Someone asked me to explain what is this thing all about, and I did, in technical details, to the extent of my understanding. Not convinced, a person asked me “so what is so ‘cliffy’ about it?”.
Really – what is? After all, those automatic tax hikes and spending cuts are planned events, agreed upon some time ago by the same Congress people, as part of the same types of deals as the one they are trying to cook now. We are told that without agreement we will all fall off the fiscal cliff, but how exactly?
The fear is the worsening of the current recession if those two “disastrous events” are not reigned in, somehow. So here we are told that the best deal between the two parties would look something along the lines of “extend the tax cuts for ‘middle class’ but not the ‘rich’ and minimize the spending cuts as much as possible”.

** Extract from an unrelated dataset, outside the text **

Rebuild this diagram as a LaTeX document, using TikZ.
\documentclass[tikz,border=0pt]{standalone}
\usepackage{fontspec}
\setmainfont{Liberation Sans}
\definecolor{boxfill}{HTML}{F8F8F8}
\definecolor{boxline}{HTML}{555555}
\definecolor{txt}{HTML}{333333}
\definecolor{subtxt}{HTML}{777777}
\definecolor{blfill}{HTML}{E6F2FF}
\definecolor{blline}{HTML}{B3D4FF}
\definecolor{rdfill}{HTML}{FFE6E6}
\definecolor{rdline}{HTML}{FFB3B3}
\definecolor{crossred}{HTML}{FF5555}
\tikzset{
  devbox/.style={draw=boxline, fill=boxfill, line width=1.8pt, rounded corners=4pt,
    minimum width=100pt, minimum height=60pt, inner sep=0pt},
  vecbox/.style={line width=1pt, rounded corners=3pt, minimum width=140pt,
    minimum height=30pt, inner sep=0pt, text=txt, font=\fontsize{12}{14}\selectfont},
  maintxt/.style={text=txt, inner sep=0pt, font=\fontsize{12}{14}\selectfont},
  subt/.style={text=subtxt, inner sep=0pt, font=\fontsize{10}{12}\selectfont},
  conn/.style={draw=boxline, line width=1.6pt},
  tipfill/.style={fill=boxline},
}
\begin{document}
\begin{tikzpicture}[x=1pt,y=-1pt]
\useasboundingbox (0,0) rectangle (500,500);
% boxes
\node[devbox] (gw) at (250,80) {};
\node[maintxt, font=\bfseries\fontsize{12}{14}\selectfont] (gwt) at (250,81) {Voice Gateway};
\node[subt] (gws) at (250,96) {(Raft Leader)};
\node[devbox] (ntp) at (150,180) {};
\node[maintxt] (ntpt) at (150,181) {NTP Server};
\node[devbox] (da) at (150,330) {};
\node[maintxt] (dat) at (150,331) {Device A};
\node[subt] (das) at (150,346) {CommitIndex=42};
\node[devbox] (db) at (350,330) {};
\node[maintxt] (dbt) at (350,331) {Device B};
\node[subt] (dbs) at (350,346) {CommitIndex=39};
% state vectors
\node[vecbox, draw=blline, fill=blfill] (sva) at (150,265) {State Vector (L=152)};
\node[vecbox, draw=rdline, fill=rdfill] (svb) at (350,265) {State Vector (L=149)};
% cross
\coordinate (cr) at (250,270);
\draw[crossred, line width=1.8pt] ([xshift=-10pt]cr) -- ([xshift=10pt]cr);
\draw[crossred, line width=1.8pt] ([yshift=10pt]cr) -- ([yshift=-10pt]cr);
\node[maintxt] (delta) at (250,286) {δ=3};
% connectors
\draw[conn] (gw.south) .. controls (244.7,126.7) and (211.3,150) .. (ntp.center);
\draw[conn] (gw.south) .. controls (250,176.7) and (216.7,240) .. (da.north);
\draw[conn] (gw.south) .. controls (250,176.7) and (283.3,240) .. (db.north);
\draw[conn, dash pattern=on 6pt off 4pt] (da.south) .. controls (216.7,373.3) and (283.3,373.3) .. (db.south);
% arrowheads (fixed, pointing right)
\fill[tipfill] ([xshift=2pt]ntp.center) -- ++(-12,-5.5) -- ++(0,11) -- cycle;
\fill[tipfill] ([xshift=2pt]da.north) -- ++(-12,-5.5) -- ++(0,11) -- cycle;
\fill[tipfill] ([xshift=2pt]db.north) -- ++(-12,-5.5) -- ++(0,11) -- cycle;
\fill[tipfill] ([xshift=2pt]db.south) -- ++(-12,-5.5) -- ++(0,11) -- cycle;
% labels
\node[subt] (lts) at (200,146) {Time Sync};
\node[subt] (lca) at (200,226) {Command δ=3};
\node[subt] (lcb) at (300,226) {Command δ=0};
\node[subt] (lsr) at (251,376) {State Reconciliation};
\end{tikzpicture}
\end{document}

And by the way, don’t forget the debt ceiling, that needs to be raised early in 2013, to make sure we can pay for all that fiscal orgy. This way (and only this way) will we avoid the fiscal cliff, and live happily ever after, spending our way into everlasting prosperity.
What a bunch of horseradish. Here is how you fall off the fiscal cliff – stop going to work, spend all your savings, then fill up all your credit cards with debt until they get blocked, then borrow as much as you can from friends and family (foolish enough to lend you, I must say) and then when you exhaust the last reserve you will reach your fiscal cliff. There is nothing mysterious about it, it’s simply obvious.

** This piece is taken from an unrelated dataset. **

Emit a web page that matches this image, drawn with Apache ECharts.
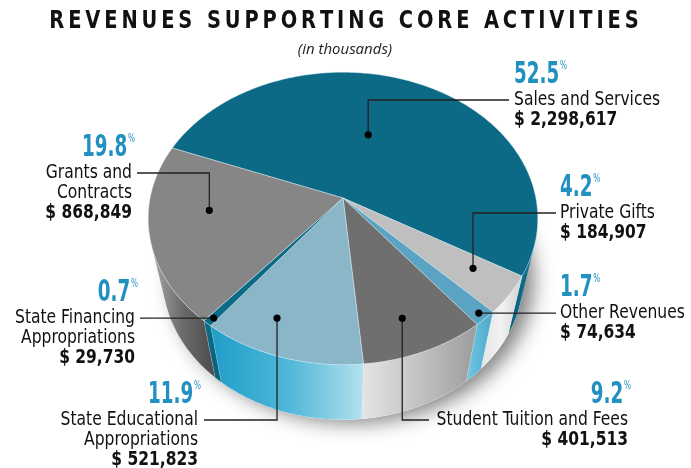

How is it different from the predicament the U.S. Government is in right now? Well, it is different, many say, because this is macro economy, and rules here are different. Sure, sure, I remember that Keynesian nonsense from my MBA, but seriously, do we, as individuals, really live in a fundamentally different reality than the one in which the U.S. Government dwells?
“You can ignore reality, but you cannot ignore the consequences of ignoring reality” is one of the most widely repeated quotes by Ayn Rand.
So imagine this scenario: you keep borrowing money from a friend, who keeps lending you on the premise that too much was already lent, and in order to ensure that all the money is eventually repaid its necessary to keep lending you more, otherwise you might “reach your fiscal cliff” and then that’s it, all money is lost.
You keep borrowing on the premise that with your lavish lifestyle there is no feasible way for you to earn what you need to spend, so why bother, as long as you can borrow enough to pay the interest and live your life. You have to keep promising your pesky friend that things will turn around soon, and even do some gestures, like not buying a new car, and telling him about it.
Both sides are ignoring reality (or living in denial if you prefer). You ignore the fact your lifestyle is unsustainable, and your friend’s resources and patience are not unlimited. The consequence of your ignoring reality is loss of friend, collapse of your lifestyle, and loss of all credibility with your economic circle.
Your friend ignores the writing on the wall, screaming “he will never pay back!”. With a little help from you he chooses to believe the opposite. After all, you pay the interest, regularly, in full, without delays. So on the face of it the deal is rock solid…
He sure can ignore the reality, but sooner or later he will have to face the consequences of ignoring reality – the money he lent you is gone, together with hopes of spending it one day on things he really wants to buy (and, well, the illusion of having a trustworthy friend).
And he does. This is the moment of awakening to the reality, when your friend suddenly gets it. It’s when he says farewell to his money, and accepts his current reality. The next step would be to decouple from the liability which is yourself.
It is inevitable, sooner or later.
So that’s how it all ends. And that’s how it will end for America, unless drastic change of attitude towards our debt takes place in Washington. But who am I kidding?
It’s just a matter of time that our creditors wake up to their reality. And then what we will face would be the real fiscal cliff, or, as Peter Schiff calls it, the “mother of all fiscal cliffs”. No matter what kind of deal they will come up with (and they will), all of this political charade is meaningless.
I say buckle up, and brace for impact.